Have you thought about giving out your own non-disclosure agreement? And/or asked the other party to make it mutual? Know what a non-disclosure agreement is, why the other party is having you sign it, and talk about it with the other party.

Do you have an intellectual property contract (that you or the other party made) in addition to your main contract or an intellectual property clause in an existing contract?

Whether you are an employee or independent contractor you want to make sure that you know who will own what you make. Many make things while working for another and end up not owning the rights to it at all. Know that intellectual property contracts and clauses are negotiable. Do not sign anything until you have an attorney review your contract. In many cases there is room for negotiation and contract changes that will benefit you in the long run.

Copyrighting in Digital Media is Rapidly Involving!

The Digital Media Copyright Act (DMCA)’s goal is to minimize/stop online piracy.
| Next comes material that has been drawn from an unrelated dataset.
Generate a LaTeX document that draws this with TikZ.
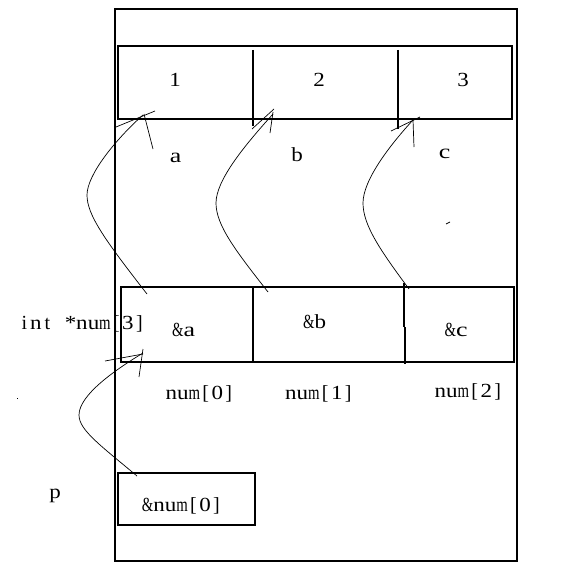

It sets forth the groundwork for copyright law on the interwebs. It means you will have an easier time taking down any content or links that infringe on your content. While some say it goes too far, most digital media creators (even ones who like to share files) are happy with the law.

What does the World Intellectual Property Organization have to say about video games?

“Due to their complex and cross-cutting nature, video games present a number of questions and challenges in terms of copyright. The current landscape of the legal protection of video games appears extremely complex indeed.  Although Article 2 of the Berne Convention provides a solid basis for eligibility for protection of video games by copyright, they are in fact complex works of authorship, potentially composed of multiple copyrighted works.

Modern video games contain at least two main parts:

  • audiovisual elements (including pictures, video recordings and sounds); and

  • software, which technically manages the audiovisual elements and permits users to interact with the different elements of the game.”